To overcome these limitations, we used a general hypothesis testing framework for detecting episodic relaxed selection intensity that utilizes codon-based maximum-likelihood models that are an extension of the BSREL model (RELAX) (Wertheim et al., 2015). The RELAX method is a variant of the branch-site random effects likelihood (BS-REL) model (Martin D Smith et al., 2015), which allows each lineage in a phylogeny to have a class of sites that evolve near neutrality (dN/dS ≈ 1), a class of sites that evolve under diversifying selection (dN/dS > 1), and a class of sites that evolve under purifying selection (dN/dS < 1). The RELAX test is based on the differential effects that reduced selection intensity is expected to have on these site-specific dN/dS rates: When selection is relaxed, smaller dN/dS values increase toward 1, whereas dN/dS values above 1 decrease (Wertheim et al., 2015).

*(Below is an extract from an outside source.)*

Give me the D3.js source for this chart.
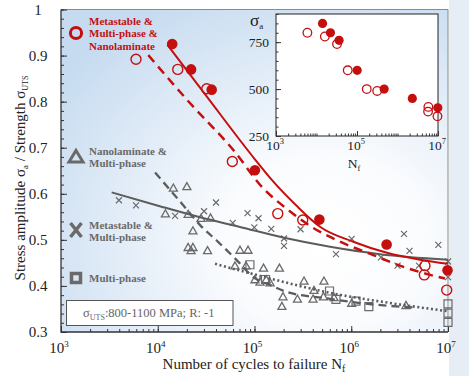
<!DOCTYPE html>
<html><head><meta charset="utf-8">
<script src="https://cdn.jsdelivr.net/npm/d3@7"></script>
<style>body{margin:0;background:#fff}svg{display:block}text{font-family:"Liberation Serif","Times New Roman",serif}</style>
</head><body><svg id="c" width="469" height="376"></svg>
<script>
// ---------- data ----------
const redFilledN   = [14100, 22100, 36100, 101000, 468000, 2320000, 9890000];
const redFilledVal = [0.925, 0.870, 0.826, 0.651, 0.544, 0.490, 0.434];
const redFilledSig = [850, 800, 760, 600, 500, 450, 400];
const redOpenN     = [5960, 16100, 32100, 59000, 174000, 315000, 5780000, 5690000, 9700000];
const redOpenVal   = [0.892, 0.870, 0.828, 0.670, 0.557, 0.543, 0.444, 0.424, 0.391];
const redOpenSig   = [800, 780, 740, 600, 500, 490, 405, 380, 355];

const crossN   = [3970, 5960, 15100, 30100, 40000, 84700, 110000, 59600, 99500, 149000, 299000, 202000, 202000, 695000, 1010000, 2030000, 3510000, 4000000, 7940000, 3010000, 5010000, 10000000, 10000000, 10000000];
const crossVal = [0.586, 0.575, 0.552, 0.562, 0.581, 0.558, 0.547, 0.537, 0.527, 0.524, 0.523, 0.503, 0.487, 0.469, 0.502, 0.462, 0.513, 0.476, 0.489, 0.444, 0.444, 0.453, 0.434, 0.419];

const triN   = [14500, 20000, 12000, 20600, 28000, 35100, 23100, 20600, 23100, 22100, 32700, 70800, 85700, 62800, 81700, 124000, 181000, 101000, 114000, 132000, 145000, 197000, 192000, 278000, 325000, 412000, 522000, 403000, 516000, 664000, 1010000, 3680000];
const triVal = [0.612, 0.615, 0.556, 0.555, 0.546, 0.547, 0.519, 0.483, 0.483, 0.476, 0.476, 0.477, 0.477, 0.443, 0.443, 0.438, 0.438, 0.413, 0.408, 0.413, 0.406, 0.376, 0.355, 0.371, 0.410, 0.390, 0.410, 0.371, 0.376, 0.374, 0.362, 0.357];

const sqN   = [89700, 130000, 596000, 695000, 1120000, 1520000, 10000000, 10000000, 10000000];
const sqVal = [0.446, 0.414, 0.389, 0.371, 0.367, 0.355, 0.361, 0.341, 0.321];

// fitted trend lines
const redSolidN   = [12600, 31600, 100000, 151000, 269000, 479000, 1050000, 2340000, 5130000, 10000000];
const redSolidVal = [0.923, 0.813, 0.676, 0.630, 0.575, 0.528, 0.496, 0.472, 0.457, 0.448];
const redDashN    = [7980, 21500, 60400, 123000, 223000, 390000, 766000, 1690000, 3190000, 6520000, 9310000];
const redDashVal  = [0.901, 0.797, 0.695, 0.612, 0.565, 0.528, 0.496, 0.467, 0.444, 0.424, 0.416];
const graySolidN   = [3340, 10500, 27400, 70800, 197000, 603000, 1980000, 10000000];
const graySolidVal = [0.603, 0.573, 0.549, 0.528, 0.505, 0.485, 0.469, 0.457];
const grayDashN   = [9380, 17700, 27400, 42300, 65500, 97200, 145000, 215000, 557000, 1330000, 4740000];
const grayDashVal = [0.646, 0.579, 0.532, 0.495, 0.456, 0.419, 0.402, 0.387, 0.373, 0.362, 0.353];
const grayDotN   = [39100, 129000, 603000, 2510000, 10000000];
const grayDotVal = [0.448, 0.419, 0.385, 0.363, 0.345];

const yTickValues = [0.3, 0.4, 0.5, 0.6, 0.7, 0.8, 0.9, 1.0];
const yTickLabels = ["0.3", "0.4", "0.5", "0.6", "0.7", "0.8", "0.9", "1"];
const xTickValues = [1e3, 1e4, 1e5, 1e6, 1e7];
const xTickExps   = ["3", "4", "5", "6", "7"];
const inYTickValues = [250, 500, 750];
const inXTickValues = [1e3, 1e5, 1e7];
const inXTickExps   = ["3", "5", "7"];

const legendRed  = ["Metastable &", "Multi-phase &", "Nanolaminate"];
const legendTri  = ["Nanolaminate &", "Multi-phase"];
const legendX    = ["Metastable &", "Multi-phase"];
const legendSq   = ["Multi-phase"];

// ---------- drawing ----------
const RED = "#c50f0f", GRAY = "#6a6a6a", LGRAY = "#5c5c5c";
const svg = d3.select("#c");
const L = 61, R = 448, T = 9.5, B = 332;
const x = d3.scaleLog().domain([1e3, 1e7]).range([L, R]);
const y = d3.scaleLinear().domain([0.3, 1]).range([B, T]);

const defs = svg.append("defs");
const rg = defs.append("radialGradient").attr("id", "bg").attr("cx", "0.68").attr("cy", "0.72").attr("r", "0.85");
rg.append("stop").attr("offset", "0").attr("stop-color", "#ffffff");
rg.append("stop").attr("offset", "0.3").attr("stop-color", "#fbfcfe");
rg.append("stop").attr("offset", "1").attr("stop-color", "#c6dbf0");

svg.append("rect").attr("x", R + 1).attr("y", 0).attr("width", 469 - R - 1).attr("height", 376).attr("fill", "#e6edf4");
svg.append("rect").attr("x", L).attr("y", T).attr("width", R - L).attr("height", B - T).attr("fill", "url(#bg)");

// frame top/right
svg.append("path").attr("d", `M${L},${T}H${R}V${B}`).attr("fill", "none").attr("stroke", "#8a8a8a").attr("stroke-width", 1);

// axes ticks
const minorX = x.ticks();
function tickAxis(g, axis) { g.call(axis); g.select(".domain").remove(); g.selectAll("line").attr("stroke", "#333"); }
svg.append("g").attr("transform", `translate(0,${B})`).call(g => tickAxis(g, d3.axisBottom(x).tickValues(minorX).tickSize(-3).tickFormat("")));
svg.append("g").attr("transform", `translate(0,${B})`).call(g => tickAxis(g, d3.axisBottom(x).tickValues(xTickValues).tickSize(-6).tickFormat("")));
const minorY = d3.range(15, 51).map(i => i / 50);
svg.append("g").attr("transform", `translate(${L},0)`).call(g => tickAxis(g, d3.axisLeft(y).tickValues(minorY).tickSize(-3).tickFormat("")));
svg.append("g").attr("transform", `translate(${L},0)`).call(g => tickAxis(g, d3.axisLeft(y).tickValues(yTickValues).tickSize(-6).tickFormat("")));
svg.append("path").attr("d", `M${L},${T}V${B}H${R}`).attr("fill", "none").attr("stroke", "#333").attr("stroke-width", 1.3);

// tick labels
svg.append("g").selectAll("text").data(yTickValues).join("text")
  .attr("x", 38).attr("y", d => y(d) + 5).attr("text-anchor", "middle").attr("font-size", 15).attr("fill", "#222")
  .text((d, i) => yTickLabels[i]);
const xl = svg.append("g").selectAll("text").data(xTickValues).join("text")
  .attr("x", d => x(d) - 2).attr("y", 353).attr("text-anchor", "middle").attr("font-size", 15).attr("fill", "#222");
xl.append("tspan").text("10");
xl.append("tspan").attr("dy", -6).attr("font-size", 9).text((d, i) => xTickExps[i]);

// axis titles
const xt = svg.append("text").attr("x", 254).attr("y", 369).attr("text-anchor", "middle").attr("font-size", 15).attr("fill", "#222");
xt.append("tspan").text("Number of cycles to failure N");
xt.append("tspan").attr("dy", 3).attr("font-size", 10).text("f");
const yt = svg.append("text").attr("transform", "translate(25,178) rotate(-90)").attr("text-anchor", "middle").attr("font-size", 15).attr("fill", "#222");
yt.append("tspan").text("Stress amplitude σ");
yt.append("tspan").attr("dy", 3).attr("font-size", 9).text("a");
yt.append("tspan").attr("dy", -3).text(" / Strength σ");
yt.append("tspan").attr("dy", 3).attr("font-size", 8).text("UTS");

// plot clip
defs.append("clipPath").attr("id", "clip").append("rect").attr("x", L).attr("y", T).attr("width", R - L).attr("height", B - T);
const plot = svg.append("g");

// gray markers
const pts = (ns, vs) => ns.map((n, i) => [n, vs[i]]);
plot.append("g").selectAll("path").data(pts(crossN, crossVal)).join("path")
  .attr("transform", d => `translate(${x(d[0])},${y(d[1])})`).attr("d", "M-3,-3L3,3M-3,3L3,-3")
  .attr("stroke", GRAY).attr("stroke-width", 1.2).attr("fill", "none");
plot.append("g").selectAll("path").data(pts(triN, triVal)).join("path")
  .attr("transform", d => `translate(${x(d[0])},${y(d[1])})`).attr("d", "M0,-4.3L4,2.8L-4,2.8Z")
  .attr("stroke", GRAY).attr("stroke-width", 1.3).attr("fill", "none");
plot.append("g").selectAll("path").data(pts(sqN, sqVal)).join("path")
  .attr("transform", d => `translate(${x(d[0])},${y(d[1])})`).attr("d", "M-4,-4h8v8h-8Z")
  .attr("stroke", GRAY).attr("stroke-width", 1.2).attr("fill", "none");

// lines
const line = d3.line().x(d => x(d[0])).y(d => y(d[1])).curve(d3.curveMonotoneX);
const lg = plot.append("g").attr("clip-path", "url(#clip)");
lg.append("path").attr("d", line(pts(grayDashN, grayDashVal))).attr("fill", "none").attr("stroke", LGRAY).attr("stroke-width", 2.3).attr("stroke-dasharray", "8,5");
lg.append("path").attr("d", line(pts(grayDotN, grayDotVal))).attr("fill", "none").attr("stroke", LGRAY).attr("stroke-width", 2.6).attr("stroke-dasharray", "2,2.6");
lg.append("path").attr("d", line(pts(graySolidN, graySolidVal))).attr("fill", "none").attr("stroke", LGRAY).attr("stroke-width", 2);
lg.append("path").attr("d", line(pts(redDashN, redDashVal))).attr("fill", "none").attr("stroke", RED).attr("stroke-width", 2.5).attr("stroke-dasharray", "9,6");
lg.append("path").attr("d", line(pts(redSolidN, redSolidVal))).attr("fill", "none").attr("stroke", RED).attr("stroke-width", 2);

// red markers
plot.append("g").selectAll("circle").data(pts(redOpenN, redOpenVal)).join("circle")
  .attr("cx", d => x(d[0])).attr("cy", d => y(d[1])).attr("r", 5)
  .attr("fill", "none").attr("stroke", RED).attr("stroke-width", 1.4);
plot.append("g").selectAll("circle").data(pts(redFilledN, redFilledVal)).join("circle")
  .attr("cx", d => x(d[0])).attr("cy", d => y(d[1])).attr("r", 5.3).attr("fill", RED);

// legend
function legendText(lines, x0, y0, color) {
  svg.append("g").selectAll("text").data(lines).join("text")
    .attr("x", x0).attr("y", (d, i) => y0 + i * 12.3).attr("font-size", 11).attr("font-weight", "bold").attr("fill", color).text(d => d);
}
svg.append("circle").attr("cx", 76).attr("cy", 33).attr("r", 5.6).attr("fill", "none").attr("stroke", RED).attr("stroke-width", 3);
legendText(legendRed, 89, 25, RED);
svg.append("path").attr("transform", "translate(76,157)").attr("d", "M0,-6.5L7,5L-7,5Z").attr("fill", "none").attr("stroke", GRAY).attr("stroke-width", 3).attr("stroke-linejoin", "miter");
legendText(legendTri, 89, 155, GRAY);
svg.append("path").attr("transform", "translate(76,230)").attr("d", "M-5.5,-7L5.5,7M-5.5,7L5.5,-7").attr("stroke", GRAY).attr("stroke-width", 3.5).attr("fill", "none");
legendText(legendX, 89, 228.5, GRAY);
svg.append("rect").attr("x", 71.5).attr("y", 273.5).attr("width", 9).attr("height", 9).attr("fill", "none").attr("stroke", GRAY).attr("stroke-width", 3.5);
legendText(legendSq, 89, 282, GRAY);

// info box
svg.append("rect").attr("x", 66.5).attr("y", 300.5).attr("width", 166.5).attr("height", 25).attr("fill", "#fff").attr("stroke", "#555").attr("stroke-width", 1);
const ib = svg.append("text").attr("x", 83).attr("y", 317).attr("font-size", 12.5).attr("fill", "#666");
ib.append("tspan").text("σ");
ib.append("tspan").attr("dy", 3).attr("font-size", 8).text("UTS");
ib.append("tspan").attr("dy", -3).text(":800-1100 MPa; R: -1");

// ---------- inset ----------
const iL = 276, iR = 438, iT = 14, iB = 136;
const xi = d3.scaleLog().domain([1e3, 1e7]).range([iL, iR]);
const yi = d3.scaleLinear().domain([250, 900]).range([iB, iT]);
svg.append("rect").attr("x", iL).attr("y", iT).attr("width", iR - iL).attr("height", iB - iT).attr("fill", "#fff").attr("stroke", "#222").attr("stroke-width", 1);
svg.append("g").attr("transform", `translate(0,${iB})`).call(g => tickAxis(g, d3.axisBottom(xi).tickValues(xi.ticks()).tickSize(-2.5).tickFormat("")));
svg.append("g").attr("transform", `translate(0,${iB})`).call(g => tickAxis(g, d3.axisBottom(xi).tickValues(inXTickValues).tickSize(-5).tickFormat("")));
svg.append("g").attr("transform", `translate(${iL},0)`).call(g => tickAxis(g, d3.axisLeft(yi).tickValues(d3.range(5, 19).map(i => i * 50)).tickSize(-2.5).tickFormat("")));
svg.append("g").attr("transform", `translate(${iL},0)`).call(g => tickAxis(g, d3.axisLeft(yi).tickValues(inYTickValues).tickSize(-5).tickFormat("")));
svg.append("g").selectAll("text").data(inYTickValues).join("text")
  .attr("x", 269).attr("y", d => yi(d) + 4.5).attr("text-anchor", "end").attr("font-size", 13.5).attr("fill", "#222").text(d => d);
const ixl = svg.append("g").selectAll("text").data(inXTickValues).join("text")
  .attr("x", d => xi(d) - 1).attr("y", 150).attr("text-anchor", "middle").attr("font-size", 13.5).attr("fill", "#222");
ixl.append("tspan").text("10");
ixl.append("tspan").attr("dy", -6).attr("font-size", 8.5).text((d, i) => inXTickExps[i]);
const nf = svg.append("text").attr("x", 354).attr("y", 168).attr("text-anchor", "middle").attr("font-size", 13.5).attr("fill", "#222");
nf.append("tspan").text("N");
nf.append("tspan").attr("dy", 3).attr("font-size", 8.5).text("f");
const sa = svg.append("text").attr("x", 250).attr("y", 26).attr("font-size", 17).attr("fill", "#222");
sa.append("tspan").text("σ");
sa.append("tspan").attr("dy", 3).attr("font-size", 9).text("a");

svg.append("g").selectAll("circle").data(pts(redOpenN, redOpenSig)).join("circle")
  .attr("cx", d => xi(d[0])).attr("cy", d => yi(d[1])).attr("r", 4.3)
  .attr("fill", "none").attr("stroke", RED).attr("stroke-width", 1.3);
svg.append("g").selectAll("circle").data(pts(redFilledN, redFilledSig)).join("circle")
  .attr("cx", d => xi(d[0])).attr("cy", d => yi(d[1])).attr("r", 4.6).attr("fill", RED);
</script></body></html>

In the context of BSREL models, this trend can have two different effects: The dN/dS values inferred for the selection categories can move toward 1 and/or the proportions of sites belonging to the different classes can change in such a way that more sites are assigned to categories with dN/dS values closer to 1. To test whether selection is relaxed (or intensified) on a subset of a priori defined branches relative to the other branches, RELAX compares a null model in which a selection intensity parameter (K) is set to 1 for all branches (equivalent to the standard BSREL mode with three rate classes) to an alternative model in which the test branches share a K value inferred from the data. A LRT using the standard χ2 asymptotic distribution with 1 degree of freedom is used to determine significance: If the null model is rejected by the LRT, it indicates that selection on the test branches is intensified (K > 1) or relaxed (K < 1) compared with the reference branches (Wertheim et al., 2015). In our implementation of the RELAX test, the gorilla lineage is defined as the foreground (“test”) lineage and all other lineages are assigned to the background (“reference”) set.